Gateway over the Moon
Impression of the Lunar Gateway, a habitat and research centre for astronauts exploring the Moon as part of the Artemis programme
Credit:

ESA

Whenever I guide a group of visitors through the Columbus Control Centre at the DLR site in Oberpfaffenhofen, there is one line that's always part of my standard repertoire: "You cannot overestimate the amount of paperwork in the control room." It doesn't sound particularly sexy, but human spaceflight is incredibly complex, involving so many parties and requiring careful consideration of numerous factors for every single decision. It's essential to document, write down, sign-off and coordinate everything. Ultimately, enormous assets, great prestige and even the lives of astronauts are at stake.

Clarifying questions for future lunar missions
Many questions still need to be resolved before future missions to the Moon. To address these, staff from the American space agency NASA met with DLR and ESA colleagues at the Oberpfaffenhofen site.

Last week, the US space agency NASA was our guest, to do in person what we normally handle via video conferencing: clarifying what we need to document in the future to be able to collaborate effectively on operating the Lunar Gateway. The Lunar Gateway is a planned, permanent habitation and research station that, as part of the Artemis programme, will explore our Moon. The European Moon Control Centre is to be set up here in Oberpfaffenhofen.

So, we will be directly involved in the next lunar missions: for the Artemis II flight around the Moon next year – this time with an astronaut crew – data will already be running through our systems. The Cologne team at the European Astronaut Centre (EAC) will contribute to this mission with a medical app onboard, as well as during the first Moon landing with Artemis III the following year. Then, the Lunar Gateway will be assembled in lunar orbit – from Oberpfaffenhofen, we will operate the two European modules, a lunar communication terminal and several experiments – all in close collaboration, particularly with NASA.

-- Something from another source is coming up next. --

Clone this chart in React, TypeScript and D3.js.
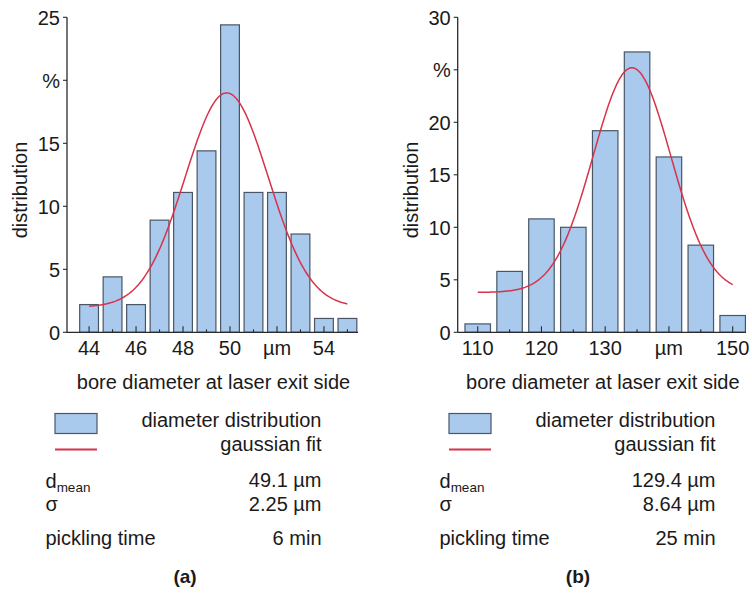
import { useEffect, useRef } from 'react'
import * as d3 from 'd3'

// panel (a): 6 min pickling
const binsA = [44, 45, 46, 47, 48, 49, 50, 51, 52, 53, 54, 55]
const valuesA = [2.2, 4.4, 2.2, 8.9, 11.1, 14.4, 24.4, 11.1, 11.1, 7.8, 1.1, 1.1]
const xTickLabelsA = ['44', '46', '48', '50', 'µm', '54']
const xMajorA = [44, 46, 48, 50, 52, 54]
const yTicksA = [0, 5, 10, 15, 20, 25]
const yTickLabelsA = ['0', '5', '10', '15', '%', '25']
const fitA = { xc: 49.86, sigma: 1.77, amp: 17.0, y0: 2.0, from: 44, to: 55 }
const statsA = ['49.1 µm', '2.25 µm', '6 min']

// panel (b): 25 min pickling
const binsB = [110, 115, 120, 125, 130, 135, 140, 145, 150]
const valuesB = [0.8, 5.8, 10.8, 10.0, 19.2, 26.7, 16.7, 8.3, 1.6]
const xTickLabelsB = ['110', '120', '130', 'µm', '150']
const xMajorB = [110, 120, 130, 140, 150]
const yTicksB = [0, 5, 10, 15, 20, 25, 30]
const yTickLabelsB = ['0', '5', '10', '15', '20', '%', '30']
const fitB = { xc: 134.2, sigma: 6.1, amp: 21.4, y0: 3.8, from: 110, to: 150 }
const statsB = ['129.4 µm', '8.64 µm', '25 min']

const FONT = "'Liberation Sans', Arial, Helvetica, sans-serif"
const BAR_FILL = '#a9c9ed'
const BAR_STROKE = '#4a5666'
const FIT_COLOR = '#d8334a'
const AXIS_COLOR = '#2b2b2b'

interface Panel {
  bins: number[]
  values: number[]
  xMajor: number[]
  xLabels: string[]
  yTicks: number[]
  yLabels: string[]
  fit: { xc: number; sigma: number; amp: number; y0: number; from: number; to: number }
  stats: string[]
  tag: string
  xDomain: [number, number]
  xRange: [number, number]
  yMax: number
  barWidth: number
  minorStep: number
  yLabelX: number
  legendX: number
  textRight: number
  tagX: number
}

const panels: Panel[] = [
  {
    bins: binsA, values: valuesA, xMajor: xMajorA, xLabels: xTickLabelsA,
    yTicks: yTicksA, yLabels: yTickLabelsA, fit: fitA, stats: statsA, tag: '(a)',
    xDomain: [43.06, 55.45], xRange: [67, 358], yMax: 25, barWidth: 0.8, minorStep: 1,
    yLabelX: 27, legendX: 55, textRight: 321.5, tagX: 185,
  },
  {
    bins: binsB, values: valuesB, xMajor: xMajorB, xLabels: xTickLabelsB,
    yTicks: yTicksB, yLabels: yTickLabelsB, fit: fitB, stats: statsB, tag: '(b)',
    xDomain: [106.86, 152.09], xRange: [457.7, 746], yMax: 30, barWidth: 4, minorStep: 5,
    yLabelX: 418, legendX: 449, textRight: 715.5, tagX: 578,
  },
]

function drawPanel(svg: d3.Selection<SVGSVGElement, unknown, null, undefined>, p: Panel) {
  const y0px = 332.3
  const x = d3.scaleLinear().domain(p.xDomain).range(p.xRange)
  const y = d3.scaleLinear().domain([0, p.yMax]).range([y0px, 17.3])
  const g = svg.append('g').attr('font-family', FONT).attr('fill', '#1a1a1a')

  // bars
  g.append('g')
    .selectAll('rect')
    .data(p.bins)
    .join('rect')
    .attr('x', (d) => x(d - p.barWidth / 2))
    .attr('width', (d) => x(d + p.barWidth / 2) - x(d - p.barWidth / 2))
    .attr('y', (_, i) => y(p.values[i]))
    .attr('height', (_, i) => y(0) - y(p.values[i]))
    .attr('fill', BAR_FILL)
    .attr('stroke', BAR_STROKE)
    .attr('stroke-width', 1.2)

  // x ticks (inward), major + minor
  const minor = d3.range(p.bins[0], p.bins[p.bins.length - 1] + 0.001, p.minorStep)
  g.append('g')
    .selectAll('line')
    .data(minor)
    .join('line')
    .attr('x1', (d) => x(d))
    .attr('x2', (d) => x(d))
    .attr('y1', y0px)
    .attr('y2', (d) => y0px - (p.xMajor.includes(d) ? 6 : 3))
    .attr('stroke', AXIS_COLOR)
    .attr('stroke-width', 1.1)

  g.append('g')
    .selectAll('text')
    .data(p.xMajor)
    .join('text')
    .attr('x', (d) => x(d))
    .attr('y', 355)
    .attr('text-anchor', 'middle')
    .attr('font-size', 20)
    .text((_, i) => p.xLabels[i])

  // y ticks (outward)
  g.append('g')
    .selectAll('line')
    .data(p.yTicks)
    .join('line')
    .attr('x1', p.xRange[0] - 4)
    .attr('x2', p.xRange[0])
    .attr('y1', (d) => y(d))
    .attr('y2', (d) => y(d))
    .attr('stroke', AXIS_COLOR)
    .attr('stroke-width', 1.1)

  g.append('g')
    .selectAll('text')
    .data(p.yTicks)
    .join('text')
    .attr('x', p.xRange[0] - 7)
    .attr('y', (d) => y(d))
    .attr('dy', '0.36em')
    .attr('text-anchor', 'end')
    .attr('font-size', 20)
    .text((_, i) => p.yLabels[i])

  // axis lines
  g.append('line')
    .attr('x1', p.xRange[0]).attr('x2', p.xRange[1])
    .attr('y1', y0px).attr('y2', y0px)
    .attr('stroke', AXIS_COLOR).attr('stroke-width', 1.3)
  g.append('line')
    .attr('x1', p.xRange[0]).attr('x2', p.xRange[0])
    .attr('y1', y0px).attr('y2', y(p.yMax))
    .attr('stroke', AXIS_COLOR).attr('stroke-width', 1.3)

  // gaussian fit from fitted parameters
  const f = p.fit
  const xs = d3.range(f.from, f.to + 0.0001, (f.to - f.from) / 200)
  const line = d3
    .line<number>()
    .x((d) => x(d))
    .y((d) => y(f.y0 + f.amp * Math.exp(-((d - f.xc) ** 2) / (2 * f.sigma ** 2))))
  g.append('path')
    .datum(xs)
    .attr('d', line)
    .attr('fill', 'none')
    .attr('stroke', FIT_COLOR)
    .attr('stroke-width', 1.5)

  // axis titles
  g.append('text')
    .attr('transform', `translate(${p.yLabelX},190) rotate(-90)`)
    .attr('text-anchor', 'middle')
    .attr('font-size', 20)
    .text('distribution')
  g.append('text')
    .attr('x', (p.xRange[0] + p.xRange[1]) / 2 + 1)
    .attr('y', 389)
    .attr('text-anchor', 'middle')
    .attr('font-size', 20)
    .text('bore diameter at laser exit side')

  // legend
  g.append('rect')
    .attr('x', p.legendX).attr('y', 413.5)
    .attr('width', 42).attr('height', 20)
    .attr('fill', BAR_FILL).attr('stroke', BAR_STROKE).attr('stroke-width', 1.2)
  g.append('line')
    .attr('x1', p.legendX).attr('x2', p.legendX + 42)
    .attr('y1', 449.5).attr('y2', 449.5)
    .attr('stroke', FIT_COLOR).attr('stroke-width', 2)

  const right = (txt: string, yy: number) =>
    g.append('text').attr('x', p.textRight).attr('y', yy).attr('text-anchor', 'end').attr('font-size', 20).text(txt)
  right('diameter distribution', 427)
  right('gaussian fit', 451)
  right(p.stats[0], 487)
  right(p.stats[1], 511)
  right(p.stats[2], 545)

  const dm = g.append('text').attr('x', p.legendX - 9.5).attr('y', 488).attr('font-size', 20)
  dm.append('tspan').text('d')
  dm.append('tspan').attr('font-size', 13.5).attr('dy', 4).text('mean')
  g.append('text').attr('x', p.legendX - 9.5).attr('y', 511).attr('font-size', 20).text('σ')
  g.append('text').attr('x', p.legendX - 9.5).attr('y', 545).attr('font-size', 20).text('pickling time')

  g.append('text')
    .attr('x', p.tagX).attr('y', 583)
    .attr('text-anchor', 'middle')
    .attr('font-size', 19)
    .attr('font-weight', 'bold')
    .text(p.tag)
}

export default function App() {
  const ref = useRef<SVGSVGElement | null>(null)

  useEffect(() => {
    if (!ref.current) {return}
    const svg = d3.select(ref.current)
    svg.selectAll('*').remove()
    panels.forEach((p) => drawPanel(svg, p))
  }, [])

  return (
    <div style={{ position: 'absolute', left: 0, top: 0, width: 752, height: 595, background: '#fff' }}>
      <svg ref={ref} width={752} height={595} role="img" aria-label="Bore diameter distributions" style={{ display: 'block' }} />
    </div>
  )
}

Our meetings were only marginally concerned with the technical aspects. Instead, we focused on questions like: "What flight rules do we need?", "How do we regulate which data products can be obtained by whom?", "How can we formally determine flight readiness?" It was certainly quite dry and exhausting, but there was an underlying sense of excitement in the meeting room that drives us all: We are all working together right now to put humans back on the surface of the Moon! And that is, once again, "extremely sexy".